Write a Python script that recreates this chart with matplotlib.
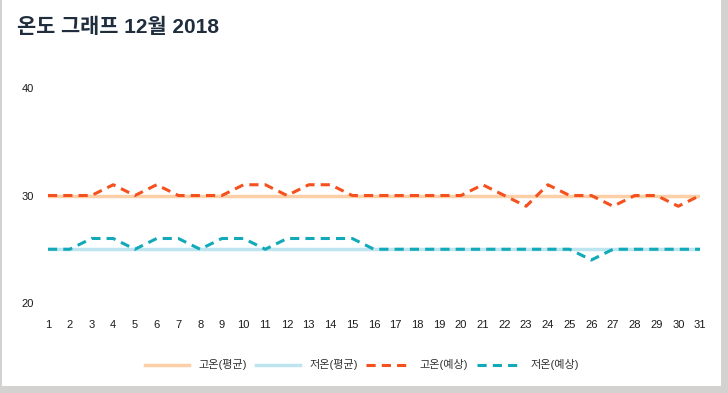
import matplotlib
matplotlib.use("Agg")
import matplotlib.pyplot as plt
from matplotlib.patches import Rectangle

plt.rcParams['font.family'] = ['Liberation Sans', 'Noto Sans CJK KR', 'DejaVu Sans']

days = list(range(1, 32))
high_avg = [30] * 31
low_avg = [25] * 31
high_fc = [30, 30, 30, 31, 30, 31, 30, 30, 30, 31, 31, 30, 31, 31, 30, 30,
           30, 30, 30, 30, 31, 30, 29, 31, 30, 30, 29, 30, 30, 29, 30]
low_fc = [25, 25, 26, 26, 25, 26, 26, 25, 26, 26, 25, 26, 26, 26, 26, 25,
          25, 25, 25, 25, 25, 25, 25, 25, 25, 24, 25, 25, 25, 25, 25]
yticks = [20, 30, 40]
title = "온도 그래프 12월 2018"
labels = ["고온(평균)", "저온(평균)", "고온(예상)", "저온(예상)"]

W, H = 728, 393
fig = plt.figure(figsize=(W / 100, H / 100), dpi=100)
fig.patch.set_facecolor('#d4d1d1')
fig.patches.append(Rectangle((2 / W, 7 / H), 719 / W, 1 - 7 / H,
                             transform=fig.transFigure, facecolor='white',
                             edgecolor='none', zorder=-10))

ax = fig.add_axes([48 / W, 1 - 303 / H, 652 / W, 215 / H])
ax.set_facecolor('none')
ax.set_zorder(5)
ax.plot(days, high_avg, color='#fdcfa6', lw=2.5, label=labels[0], zorder=1)
ax.plot(days, low_avg, color='#bde4ef', lw=2.5, label=labels[1], zorder=1)
ax.plot(days, high_fc, color='#f4511e', lw=2.2, ls=(0, (3, 2)), label=labels[2], zorder=2)
ax.plot(days, low_fc, color='#12a9b8', lw=2.2, ls=(0, (3, 2)), label=labels[3], zorder=2)

ax.set_xlim(1, 31)
ax.set_ylim(20, 40)
ax.set_xticks(days)
ax.set_yticks(yticks)
ax.tick_params(axis='both', length=0, labelsize=8, colors='#1a1a1a')
ax.tick_params(axis='x', pad=12)
ax.tick_params(axis='y', pad=10)
for s in ax.spines.values():
    s.set_visible(False)

fig.text(17 / W, 1 - 27 / H, title, fontsize=15, fontweight='bold',
         color='#1f2d3d', va='center', ha='left', zorder=5)

leg = fig.legend(loc='center', bbox_to_anchor=(362 / W, 1 - 365 / H), ncol=4,
                 frameon=False, fontsize=8, handlelength=4, columnspacing=0.8,
                 handletextpad=0.8)
leg.set_zorder(5)
for t in leg.get_texts():
    t.set_color('#333333')

fig.savefig('out.png', dpi=100)
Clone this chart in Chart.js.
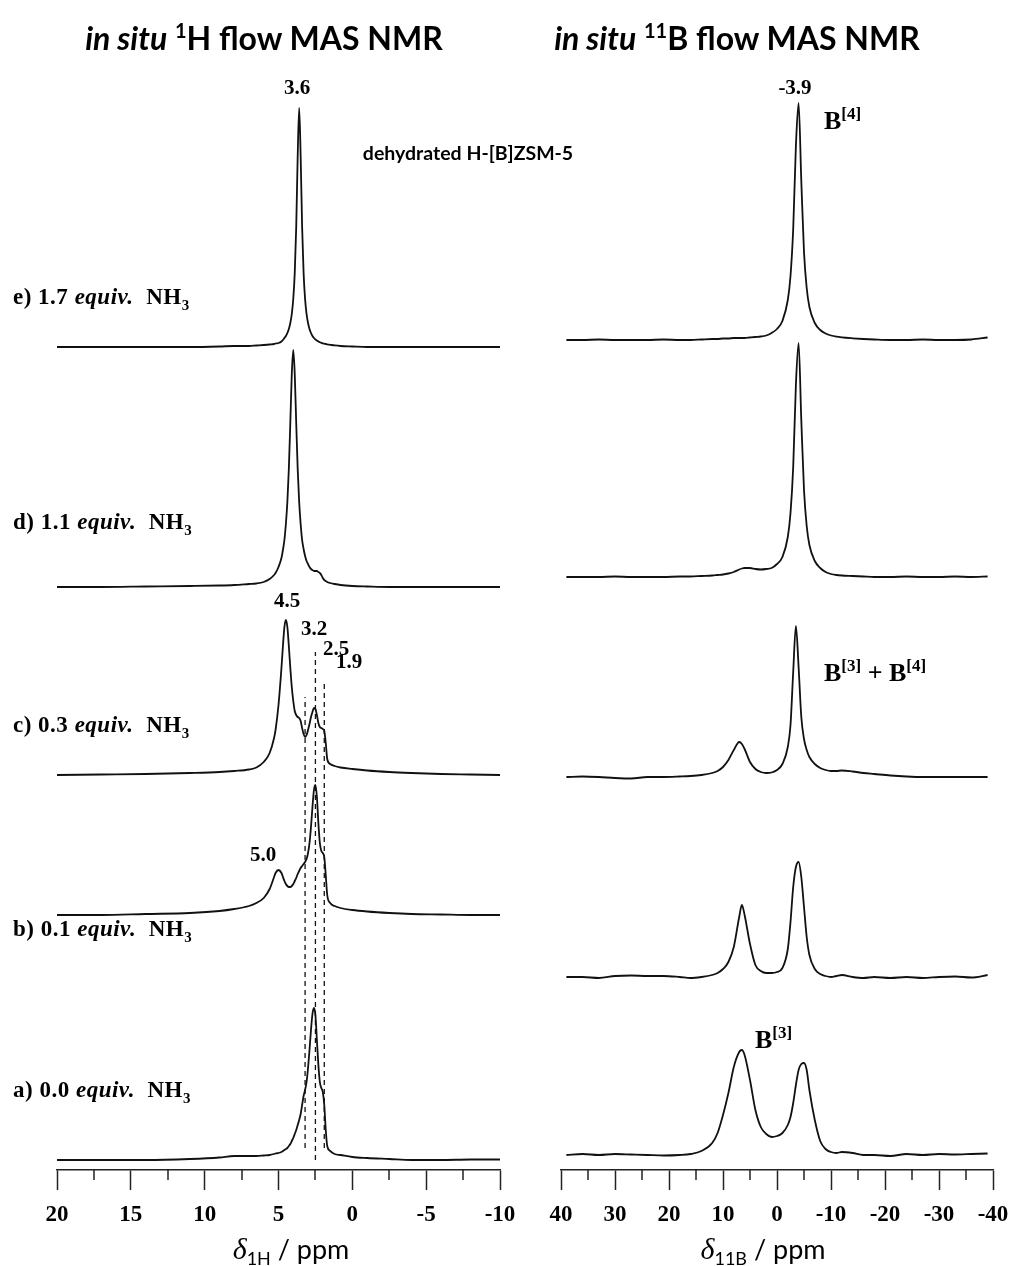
<!DOCTYPE html>
<html>
<head>
<meta charset="utf-8">
<script src="https://cdn.jsdelivr.net/npm/chart.js@4.4.1/dist/chart.umd.min.js"></script>
<style>
  body { margin: 0; background: #fff; }
  #wrap { position: relative; width: 1014px; height: 1266px; overflow: hidden; }
  canvas { position: absolute; top: 0; }
  .lab { position: absolute; font-family: 'Liberation Serif', 'Times New Roman', serif; font-weight: bold; font-size: 21px; line-height: 22px; white-space: nowrap; color: #000; }
  .lab sub { font-size: 15px; vertical-align: -6px; line-height: 0; }
  .lab sup { font-size: 17px; vertical-align: 10px; line-height: 0; }
  .row { font-size: 23px; letter-spacing: 0.5px; }
  .big { font-size: 26px; line-height: 26px; }
  .c { transform: translate(-50%, -50%); }
  .ttl { position: absolute; font-family: Lato, 'Open Sans', sans-serif; font-weight: bold; font-size: 32px; white-space: nowrap; transform: translate(-50%, -50%); }
  .ttl sup { font-size: 20px; vertical-align: 12px; line-height: 0; }
  .sub { position: absolute; font-family: Lato, 'Open Sans', sans-serif; font-weight: bold; font-size: 19.5px; white-space: nowrap; transform: translate(-50%, -50%); }
  .ax { position: absolute; font-family: Lato, 'Open Sans', sans-serif; font-size: 27px; white-space: nowrap; transform: translate(-50%, -50%); }
  .ax .d { font-family: 'Liberation Serif', serif; font-style: italic; font-size: 30px; }
  .ax sub { font-size: 18px; vertical-align: -6px; line-height: 0; }
</style>
</head>
<body>
<div id="wrap">
  <canvas id="chartH" width="540" height="1266" style="left:0"></canvas>
  <canvas id="chartB" width="530" height="1266" style="left:510px"></canvas>

  <div class="ttl" style="left:264px;top:37px"><i>in situ</i> <sup>1</sup>H flow MAS NMR</div>
  <div class="ttl" style="left:737px;top:37px"><i>in situ</i> <sup>11</sup>B flow MAS NMR</div>
  <div class="sub" style="left:468px;top:152px">dehydrated H-[B]ZSM-5</div>

  <div class="lab row" style="left:13px;top:286px">e) 1.7 <i>equiv.</i>&nbsp; NH<sub>3</sub></div>
  <div class="lab row" style="left:13px;top:511px">d) 1.1 <i>equiv.</i>&nbsp; NH<sub>3</sub></div>
  <div class="lab row" style="left:13px;top:714px">c) 0.3 <i>equiv.</i>&nbsp; NH<sub>3</sub></div>
  <div class="lab row" style="left:13px;top:918px">b) 0.1 <i>equiv.</i>&nbsp; NH<sub>3</sub></div>
  <div class="lab row" style="left:13px;top:1079px">a) 0.0 <i>equiv.</i>&nbsp; NH<sub>3</sub></div>

  <div class="lab c" style="left:297px;top:87px">3.6</div>
  <div class="lab c" style="left:287px;top:600px">4.5</div>
  <div class="lab c" style="left:314px;top:628px">3.2</div>
  <div class="lab c" style="left:336px;top:648px">2.5</div>
  <div class="lab c" style="left:349px;top:661px">1.9</div>
  <div class="lab c" style="left:263px;top:854px">5.0</div>

  <div class="lab c" style="left:795px;top:87px">-3.9</div>
  <div class="lab big" style="left:824px;top:108px">B<sup>[4]</sup></div>
  <div class="lab big" style="left:824px;top:660px">B<sup>[3]</sup> + B<sup>[4]</sup></div>
  <div class="lab big" style="left:755px;top:1027px">B<sup>[3]</sup></div>

  <div class="ax" style="left:291px;top:1249px"><span class="d">δ</span><sub>1H</sub> / ppm</div>
  <div class="ax" style="left:763px;top:1249px"><span class="d">δ</span><sub>11B</sub> / ppm</div>
</div>

<script>
// 1H spectra: chemical shift points (ppm) and intensities
const PPM_H = [20, 17, 14, 11, 9, 8, 7, 6.5, 6,
    5.6, 5.3, 5.2, 5.0, 4.8,
    4.7, 4.6, 4.5, 4.4, 4.3, 4.2, 4.1, 4.0, 3.9, 3.8,
    3.7, 3.6, 3.5, 3.4, 3.3, 3.2, 3.1, 3.0, 2.9, 2.8,
    2.7, 2.6, 2.5, 2.4, 2.3, 2.2, 2.1, 2.0, 1.9, 1.8, 1.7,
    1.5, 1.2, 0.8, 0, -1, -2.5, -4, -6, -8, -10];

const H_E = [0, 0, 0, 0, 0.5, 1, 1, 1.5, 2,
    2.5, 3, 3.5, 4, 5.5,
    7, 9, 11, 14, 18, 24, 33, 48, 74, 120,
    191, 239, 191, 120, 74, 48, 33, 24, 18, 14,
    11, 9, 7.5, 6.5, 5.5, 4.8, 4.2, 3.7, 3.3, 3, 2.6,
    2.2, 1.6, 1, 0.5, 0, 0, 0, 0, 0, 0];
const H_D = [0, 0, 0.5, 1, 1.5, 2, 3, 3.5, 5,
    8, 12, 14, 20, 29,
    37, 47, 63, 85, 118, 164, 213, 237, 213, 164,
    118, 85, 63, 47, 38, 31, 26, 23, 20, 18,
    17, 16, 16, 16, 15, 14, 12, 9, 7, 6, 5,
    4, 3, 2, 1, 0.5, 0, 0, 0, 0, 0];
const H_C = [0, 0.5, 1, 2, 3, 4, 5.5, 7.5, 13,
    22, 37, 45, 70, 107,
    129, 148, 155, 148, 129, 107, 88, 74, 64, 60,
    58, 57, 54, 47, 41, 38, 40, 45, 51, 58,
    63, 67, 66, 60, 52, 48, 47, 46, 44, 32, 16,
    11, 9, 7.5, 6, 4.5, 3, 2, 1, 0.5, 0];
const H_B = [0, 0, 1, 2, 4, 6, 9, 12, 17,
    26, 38, 42, 45, 42,
    38, 34, 31, 29, 28, 28, 29, 31, 34, 37,
    41, 44, 47, 49, 51, 53, 56, 62, 72, 88,
    108, 125, 130, 118, 92, 72, 64, 62, 58, 40, 20,
    12, 9, 7, 5, 3.5, 2, 1, 0.5, 0, 0];
const H_A = [0, 0, 0, 1, 2.5, 4, 4, 4, 4.5,
    5, 6, 6.5, 7, 8,
    9, 10, 11, 12, 14, 16, 19, 22, 26, 30,
    35, 40, 46, 55, 64, 70, 78, 92, 110, 130,
    146, 152, 145, 120, 95, 78, 72, 68, 55, 30, 14,
    9, 6, 5, 3, 2, 1, 0, 0, 0.5, 0.5];

const H_TRACES = [H_E, H_D, H_C, H_B, H_A];
const H_OFFSET = [823, 583, 395, 255, 10];
const H_TICKS = [20, 15, 10, 5, 0, -5, -10];
const H_MINOR = [17.5, 12.5, 7.5, 2.5, -2.5, -7.5];
const H_GUIDES = [3.2, 2.5, 1.9];
const H_GUIDE_LOW = [22, 10, 22];
const H_GUIDE_HIGH = [473, 518, 490];

// 11B spectra
const PPM_B = [39, 36, 33, 30, 27, 24, 21, 18,
    16, 14, 12,
    11, 10, 9, 8, 7,
    6.5,
    6, 5, 4, 3, 2, 1, 0, -1, -2,
    -2.5, -3, -3.5, -4, -4.5, -5, -5.5, -6,
    -7, -8, -9, -10, -11, -12,
    -14, -16, -18,
    -21, -24, -27, -30, -33, -36, -39];

const B_E = [0, 0, 0.5, 0, 0, 0, 0.5, 0,
    0, 0.5, 1,
    1, 1.5, 1.5, 2, 2,
    2,
    2, 2.5, 3, 3.5, 4.5, 7, 11, 19, 40,
    64, 111, 194, 237, 159, 88, 52, 33,
    17, 10, 6.5, 4.5, 3.3, 2.6,
    1.7, 1, 0.5,
    0, 0, 0.5, 0, 0, 0.5, 2.5];
const B_D = [0, 0, 0, 0.5, 0, 0, 0, 0.5,
    0.5, 1, 1.5,
    2, 2.5, 3.5, 5, 7.5,
    8.5,
    9, 9, 8, 7.5, 8, 9, 13, 20, 40,
    64, 110, 192, 234, 157, 87, 51, 32,
    16, 9, 5, 3, 2, 1.5,
    1, 0.5, 0,
    0, 0.5, 0, 0, 0.5, 0, 0.5];
const B_C = [0, 0.5, 0, -1, -1.5, 0, 0, 0.5,
    1, 2, 4,
    6, 10, 17, 27, 35,
    33,
    28, 15, 8, 5, 4, 4.5, 7, 13, 30,
    52, 105, 151, 110, 60, 38, 27, 20,
    13, 9, 7, 6, 6, 6.5,
    5.5, 4, 3,
    1.5, 0.5, 0, 0, 0, 0, 0];
const B_B = [0, 0, -1, 1, 1.5, 1, 1, 0,
    -1, 0, 2,
    4, 8, 15, 30, 60,
    72,
    62, 33, 12, 6, 4, 4, 5, 9, 28,
    55, 90, 110, 115, 100, 70, 40, 22,
    8, 3, 1, 0, 1, 2,
    0, -1, 0,
    -1, 0, -1, 0, 0.5, -0.5, 2];
const B_A = [0, 1, 0, 1, 0.5, 0, -0.5, 0,
    1, 4, 12,
    22, 40, 62, 88, 103,
    105,
    100, 75, 45, 28, 21, 18, 19, 22, 30,
    38, 52, 70, 85, 91, 92, 85, 65,
    35, 14, 6, 3, 2, 3,
    2, 0, 0,
    -1, 1, 0, 1, 0.5, 1, 1.5];

const B_TRACES = [B_E, B_D, B_C, B_B, B_A];
const B_OFFSET = [830, 593, 393, 193, 15];
const B_TICKS = [40, 30, 20, 10, 0, -10, -20, -30, -40];
const B_MINOR = [35, 25, 15, 5, -5, -15, -25, -35];

// short ticks between the labelled ones
const minorTicks = {
    id: 'minorTicks',
    afterDraw(chart, args, opts) {
        const sc = chart.scales.x;
        const ctx = chart.ctx;
        ctx.save();
        ctx.strokeStyle = '#222';
        ctx.lineWidth = 1.5;
        opts.values.forEach(v => {
            const px = Math.round(sc.getPixelForValue(v));
            ctx.beginPath();
            ctx.moveTo(px, sc.top);
            ctx.lineTo(px, sc.top + 10);
            ctx.stroke();
        });
        ctx.restore();
    }
};

function traceSet(xs, ys, off) {
    return {
        data: xs.map((x, i) => ({ x: x, y: off + ys[i] })),
        borderColor: '#111',
        borderWidth: 1.8,
        pointRadius: 0,
        cubicInterpolationMode: 'monotone',
        fill: false
    };
}

function guideSet(x, lo, hi) {
    return {
        data: [{ x: x, y: lo }, { x: x, y: hi }],
        borderColor: '#111',
        borderWidth: 1.3,
        borderDash: [5, 4],
        pointRadius: 0,
        fill: false
    };
}

function renderPanel(id, xs, traces, offsets, ticks, minor, min, max, padL, padR, extra) {
    const datasets = traces.map((t, k) => traceSet(xs, t, offsets[k])).concat(extra);
    new Chart(document.getElementById(id), {
        type: 'line',
        data: { datasets: datasets },
        plugins: [minorTicks],
        options: {
            responsive: false,
            animation: false,
            layout: { padding: { left: padL, right: padR, top: 80, bottom: 0 } },
            plugins: {
                legend: { display: false },
                tooltip: { enabled: false },
                minorTicks: { values: minor }
            },
            scales: {
                x: {
                    type: 'linear',
                    reverse: true,
                    min: min,
                    max: max,
                    afterBuildTicks: s => { s.ticks = ticks.map(v => ({ value: v })); },
                    afterFit: s => { s.height = 96; },
                    border: { display: true, color: '#222', width: 1.5 },
                    grid: { display: true, drawOnChartArea: false, drawTicks: true, tickLength: 20, tickColor: '#222', tickWidth: 1.5 },
                    ticks: {
                        color: '#000',
                        padding: 11,
                        maxRotation: 0,
                        autoSkip: false,
                        font: { family: 'Liberation Serif', weight: 'bold', size: 23 },
                        callback: v => String(v)
                    }
                },
                y: { display: false, min: 0, max: 1090 }
            }
        }
    });
}

const hGuides = H_GUIDES.map((g, i) => guideSet(g, H_GUIDE_LOW[i], H_GUIDE_HIGH[i]));
renderPanel('chartH', PPM_H, H_TRACES, H_OFFSET, H_TICKS, H_MINOR, -10, 20, 57, 40, hGuides);
renderPanel('chartB', PPM_B, B_TRACES, B_OFFSET, B_TICKS, B_MINOR, -40, 40, 51, 47, []);
</script>
</body>
</html>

* _TASK PROMPT_
Report back each line of the entries that holds the string "this".

* _SOLUTION TO THE PROBLEM_
Write a Python script that recreates this chart with matplotlib.
Clone this chart in Chart.js.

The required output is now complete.